The major technological constraints from farmer’s perspective are difficulty in availability of spare parts, lack of training on operation and maintenance of farm machinery and inadequate facility for servicing and repair of farm machinery. Moreover, the cost of spare parts is also reported to be high.
As majority of farmers are small and cannot afford to buy farm machinery, Custom Hiring Services (CHS) are needed in many places of the rural areas. The CHS provides access to small and marginal farmers to costly farm machinery. It facilitates timeliness in farm operations and efficient use of inputs.
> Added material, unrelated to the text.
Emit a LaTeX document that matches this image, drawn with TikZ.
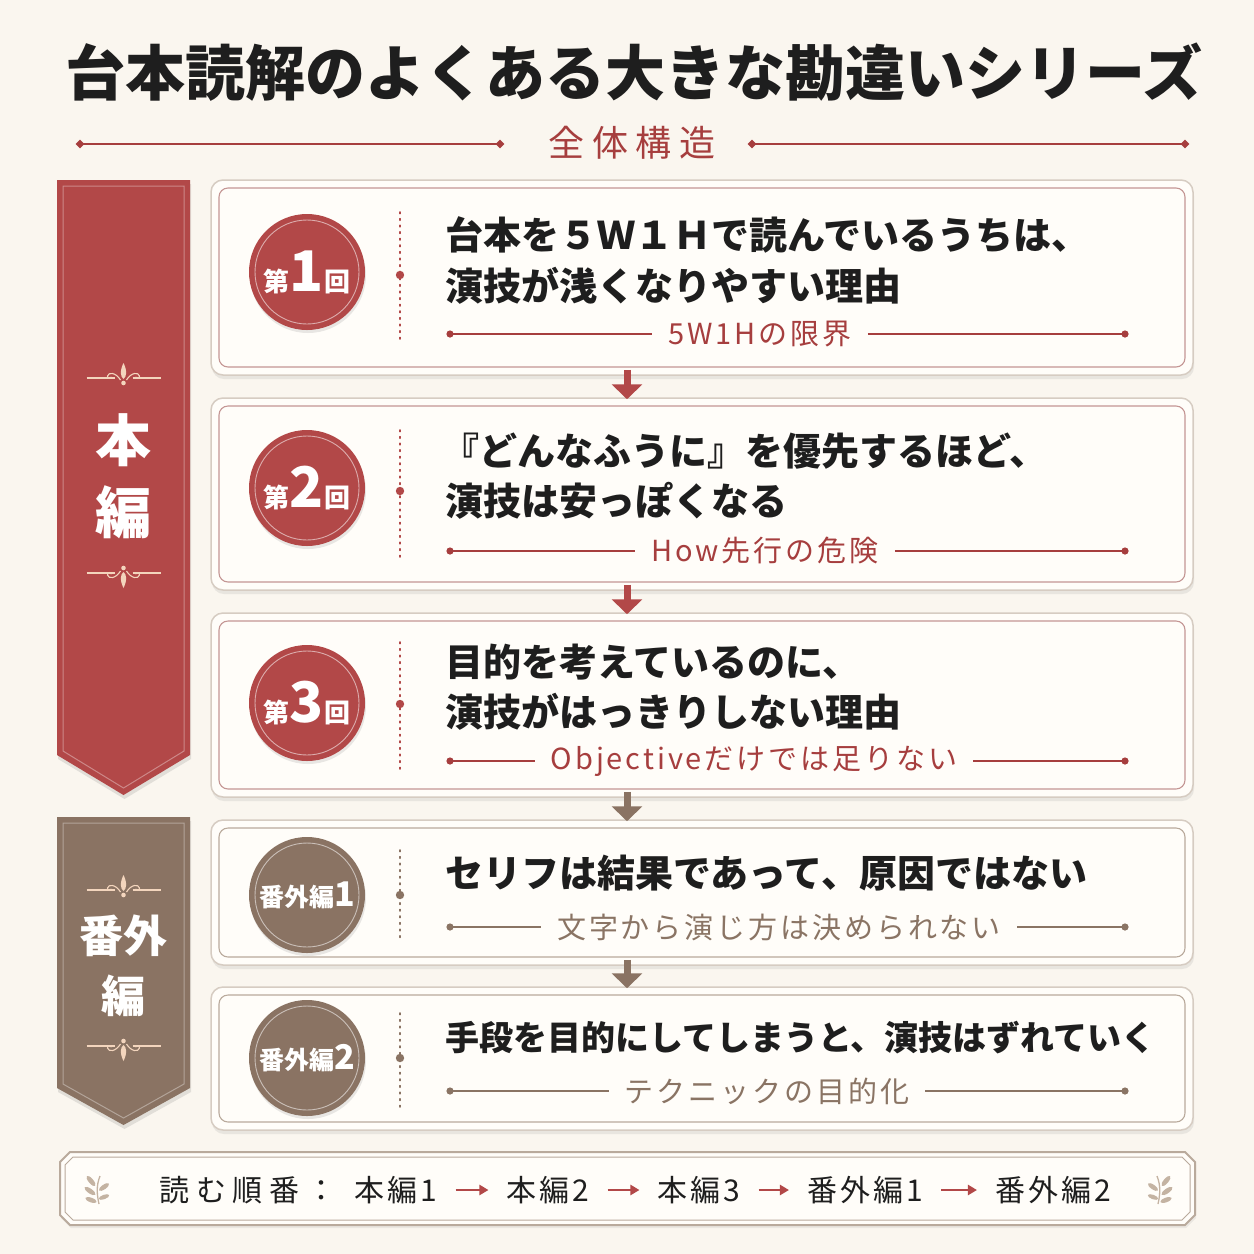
\documentclass[tikz,border=0pt]{standalone}
\usepackage{fontspec}
\setmainfont{Noto Sans CJK JP}
\newfontfamily\jpls[LetterSpace=10]{Noto Sans CJK JP}
\newfontfamily\jplsw[LetterSpace=22]{Noto Sans CJK JP}
\usetikzlibrary{arrows.meta,shadows,shapes.geometric,calc}
\definecolor{bg}{HTML}{FAF6EF}
\definecolor{rd}{HTML}{B24848}
\definecolor{rdtxt}{HTML}{A63E3E}
\definecolor{br}{HTML}{8A7363}
\definecolor{brtxt}{HTML}{8A7464}
\definecolor{ink}{HTML}{1E1E1E}
\definecolor{cardfill}{HTML}{FFFDF9}
\definecolor{cardline}{HTML}{D6CCC2}
\definecolor{rdline}{HTML}{C49694}
\definecolor{brline}{HTML}{B9AA9C}
\definecolor{orn}{HTML}{F3D5BD}
\definecolor{leafc}{HTML}{C4B3A2}
\newcommand\myfs[1]{\fontsize{#1}{#1}\selectfont}
\tikzset{
  cardout/.style={rectangle, rounded corners=12pt, draw=cardline, line width=1.5pt, fill=cardfill,
    minimum width=982pt, inner sep=0pt,
    drop shadow={opacity=0.14, shadow xshift=1pt, shadow yshift=-4pt}},
  cardin/.style={rectangle, rounded corners=9pt, line width=1.1pt, minimum width=966pt, inner sep=0pt},
  circ/.style={circle, minimum size=116pt, inner sep=0pt, text=white,
    drop shadow={opacity=0.18, shadow xshift=1pt, shadow yshift=-3pt}},
  maintxt/.style={anchor=west, text=ink, inner sep=0pt, font=\myfs{38}\bfseries},
  subtxt/.style={inner sep=0pt, font=\jpls\myfs{29}},
  dotv/.style={line width=1.6pt, dash pattern=on 1.6pt off 5pt, line cap=round},
  flowr/.style={rd, line width=7pt, -{Triangle[width=30pt,length=15pt]}, shorten <=-6pt, shorten >=-2pt},
  flowb/.style={br, line width=7pt, -{Triangle[width=30pt,length=15pt]}, shorten <=-6pt, shorten >=-2pt},
  ordarrow/.style={rd, line width=2.6pt, -{Triangle[width=10pt,length=9pt]}, shorten <=18pt, shorten >=18pt},
  ordtxt/.style={inner sep=0pt, text=ink, font=\jpls\myfs{30}},
  diam/.style={diamond, fill=rdtxt, inner sep=0pt, minimum size=9pt},
}
\newcommand\mkcard[4]{%
  \node[cardout, minimum height=#3] (#1) at (702,#2) {};
  \node[cardin, draw=#4, minimum height=#3-16] (#1i) at (#1.center) {};}
\newcommand\mkcirc[4]{%
  \node[circ, fill=#3] (#1) at (307,#2) {#4};
  \draw[white, opacity=0.55, line width=0.9pt] (#1.center) circle[radius=52pt];}
\newcommand\mkdots[4]{%
  \draw[dotv, #4] (400,#1) -- (400,#3);
  \fill[#4] (400,#2) circle[radius=4.2pt];}
\newcommand\mksub[5]{%
  \node[subtxt, text=#4] (#1) at (#2,#3) {#5};
  \coordinate (#1L) at (450,#3); \coordinate (#1R) at (1125,#3);
  \draw[#4, line width=1.2pt] (#1L) -- ([xshift=-16pt]#1.west);
  \draw[#4, line width=1.2pt] ([xshift=16pt]#1.east) -- (#1R);
  \fill[#4] (#1L) circle[radius=3.6pt]; \fill[#4] (#1R) circle[radius=3.6pt];}
\newcommand\mkorn[3]{%
  \begin{scope}[shift={(#1,#2)}, yscale=#3]
    \draw[orn, line width=1.2pt] (-37,0) -- (-9,0);
    \draw[orn, line width=1.2pt] (9,0) -- (37,0);
    \draw[orn, line width=1.1pt] (-3,2) .. controls (-8,-6) and (-15,-6) .. (-16,-2) .. controls (-16,1) and (-13,1) .. (-12,-1);
    \draw[orn, line width=1.1pt] (3,2) .. controls (8,-6) and (15,-6) .. (16,-2) .. controls (16,1) and (13,1) .. (12,-1);
    \fill[orn] (0,-15) .. controls (4,-7) and (3,-1) .. (0,1) .. controls (-3,-1) and (-4,-7) .. (0,-15);
    \fill[orn] (0,5) circle[radius=2.3pt];
  \end{scope}}
\newcommand\mkleaf[3]{%
  \begin{scope}[shift={(#1,#2)}, xscale=#3]
    \draw[leafc, line width=1.3pt] (2,14) .. controls (0,5) and (-1,-4) .. (3,-14);
    \fill[leafc] (-6,-9) ellipse[x radius=6.5pt, y radius=2.4pt, rotate=-50];
    \fill[leafc] (-7,1) ellipse[x radius=6.5pt, y radius=2.4pt, rotate=-35];
    \fill[leafc] (-6,10) ellipse[x radius=6pt, y radius=2.3pt, rotate=-20];
    \fill[leafc] (7,-3) ellipse[x radius=6pt, y radius=2.3pt, rotate=35];
    \fill[leafc] (7,7) ellipse[x radius=5.5pt, y radius=2.2pt, rotate=20];
  \end{scope}}
\begin{document}
\begin{tikzpicture}[x=1pt,y=-1pt]
\fill[bg] (0,0) rectangle (1254,1254);
\useasboundingbox (0,0) rectangle (1254,1254);

% title
\node[text=ink, inner sep=0pt, font=\myfs{60}\bfseries] (title) at (634,72) {台本読解のよくある大きな勘違いシリーズ};
\node[text=rdtxt, inner sep=0pt, font=\jplsw\myfs{36}] (sect) at (632,143) {全体構造};
\coordinate (dA) at (80,144); \coordinate (dB) at (500,144);
\coordinate (dC) at (752,144); \coordinate (dD) at (1185,144);
\draw[rdtxt, line width=1.2pt] (dA) -- (dB);
\draw[rdtxt, line width=1.2pt] (dC) -- (dD);
\foreach \p in {dA,dB,dC,dD} \node[diam] at (\p) {};

% banners
\path[fill=rd, drop shadow={opacity=0.2, shadow xshift=1pt, shadow yshift=-4pt}]
  (57,180) -- (190,180) -- (190,755) -- (123.5,795) -- (57,755) -- cycle;
\draw[white, opacity=0.35, line width=1pt] (63,186) -- (184,186) -- (184,751) -- (123.5,788) -- (63,751) -- cycle;
\node[text=white, inner sep=0pt, font=\myfs{56}\bfseries] (bA1) at (123.5,440) {本};
\node[text=white, inner sep=0pt, font=\myfs{56}\bfseries] (bA2) at (123.5,512) {編};
\mkorn{123.5}{378}{1}
\mkorn{123.5}{573}{-1}

\path[fill=br, drop shadow={opacity=0.2, shadow xshift=1pt, shadow yshift=-4pt}]
  (57,817) -- (190,817) -- (190,1088) -- (123.5,1125) -- (57,1088) -- cycle;
\draw[white, opacity=0.35, line width=1pt] (63,823) -- (184,823) -- (184,1084) -- (123.5,1118) -- (63,1084) -- cycle;
\node[text=white, inner sep=0pt, font=\myfs{44}\bfseries] (bB1) at (123.5,936) {番外};
\node[text=white, inner sep=0pt, font=\myfs{44}\bfseries] (bB2) at (123.5,996) {編};
\mkorn{123.5}{890}{1}
\mkorn{123.5}{1046}{-1}

% cards
\mkcard{c1}{277.5}{195}{rdline}
\mkcard{c2}{494}{192}{rdline}
\mkcard{c3}{705}{184}{rdline}
\mkcard{c4}{892.5}{145}{brline}
\mkcard{c5}{1058.5}{143}{brline}

% circles
\mkcirc{n1}{272}{rd}{{\myfs{26}\bfseries 第}{\myfs{56}\bfseries 1}{\myfs{26}\bfseries 回}}
\mkcirc{n2}{488}{rd}{{\myfs{26}\bfseries 第}{\myfs{56}\bfseries 2}{\myfs{26}\bfseries 回}}
\mkcirc{n3}{703}{rd}{{\myfs{26}\bfseries 第}{\myfs{56}\bfseries 3}{\myfs{26}\bfseries 回}}
\mkcirc{n4}{895}{br}{{\myfs{25}\bfseries 番外編}{\myfs{34}\bfseries 1}}
\mkcirc{n5}{1058}{br}{{\myfs{25}\bfseries 番外編}{\myfs{34}\bfseries 2}}

% dotted separators
\mkdots{212}{275}{340}{rd}
\mkdots{430}{491}{560}{rd}
\mkdots{642}{704}{770}{rd}
\mkdots{850}{895}{942}{br}
\mkdots{1013}{1058}{1107}{br}

% main texts
\node[maintxt] (t1a) at (445,235) {台本を５Ｗ１Ｈで読んでいるうちは、};
\node[maintxt] (t1b) at (445,286) {演技が浅くなりやすい理由};
\node[maintxt] (t2a) at (441,451) {『どんなふうに』を優先するほど、};
\node[maintxt] (t2b) at (445,501) {演技は安っぽくなる};
\node[maintxt] (t3a) at (445,662) {目的を考えているのに、};
\node[maintxt] (t3b) at (445,712) {演技がはっきりしない理由};
\node[maintxt] (t4a) at (445,873) {セリフは結果であって、原因ではない};
\node[maintxt, font=\myfs{34}\bfseries] (t5a) at (445,1038) {手段を目的にしてしまうと、演技はずれていく};

% sub labels
\mksub{s1}{760}{334}{rdtxt}{5W1Hの限界}
\mksub{s2}{765}{551}{rdtxt}{How先行の危険}
\mksub{s3}{754}{761}{rdtxt}{Objectiveだけでは足りない}
\mksub{s4}{779}{927}{brtxt}{文字から演じ方は決められない}
\mksub{s5}{767}{1091}{brtxt}{テクニックの目的化}

% flow arrows
\draw[flowr] ([xshift=-75pt]c1.south) -- ([xshift=-75pt]c2.north);
\draw[flowr] ([xshift=-75pt]c2.south) -- ([xshift=-75pt]c3.north);
\draw[flowb] ([xshift=-75pt]c3.south) -- ([xshift=-75pt]c4.north);
\draw[flowb] ([xshift=-75pt]c4.south) -- ([xshift=-75pt]c5.north);

% reading order bar
\path[fill=cardfill, draw=brline, line width=2pt, drop shadow={opacity=0.12, shadow xshift=1pt, shadow yshift=-3pt}]
  (70,1152) -- (1185,1152) -- (1195,1162) -- (1195,1215) -- (1185,1225) -- (70,1225) -- (60,1215) -- (60,1162) -- cycle;
\draw[brline, line width=1pt] (73,1157) -- (1182,1157) -- (1190,1165) -- (1190,1212) -- (1182,1220) -- (73,1220) -- (65,1212) -- (65,1165) -- cycle;
\node[ordtxt, font=\jplsw\myfs{30}] (o0) at (248,1190) {読む順番：};
\node[ordtxt] (o1) at (396,1190) {本編1};
\node[ordtxt] (o2) at (548,1190) {本編2};
\node[ordtxt] (o3) at (699,1190) {本編3};
\node[ordtxt] (o4) at (865,1190) {番外編1};
\node[ordtxt] (o5) at (1053,1190) {番外編2};
\draw[ordarrow] (o1) -- (o2);
\draw[ordarrow] (o2) -- (o3);
\draw[ordarrow] (o3) -- (o4);
\draw[ordarrow] (o4) -- (o5);
\mkleaf{97}{1190}{1}
\mkleaf{1160}{1190}{-1}
\end{tikzpicture}
\end{document}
It also promotes adoption of climate-resilient practices and technologies by farmers because of availability of appropriate machines at reasonable hiring charges. The local governments should institute three to five Custom Hiring Centers (CHCs) in each rural municipality.
Set the priority
Although farm mechanization is possible for all crops and activities, Nepal should first focus on mechanization of seed production and processing, cereal crop production and harvesting and post-harvest processing for loss reduction and value addition. Farming of specific crops that produce raw material for agro-industries should also get priority for mechanization.
Agricultural Engineering Division under Nepal Agricultural Research Council, Janakpur Agriculture Development Project (JADP) under Department of Agriculture, Agriculture Development Bank and Purbanchal Campus, Institute of Engineering under Tribhuvan University are major research, extension and education institutions related to agricultural mechanization in Nepal. These institutions should work in collaboration to address all issues of farm mechanization. National, provincial and local governments should come up with specific policies, strategies and programs to manage agricultural land for mechanization. Involvement of entrepreneurs in machinery supply, training and awareness rising is equally important.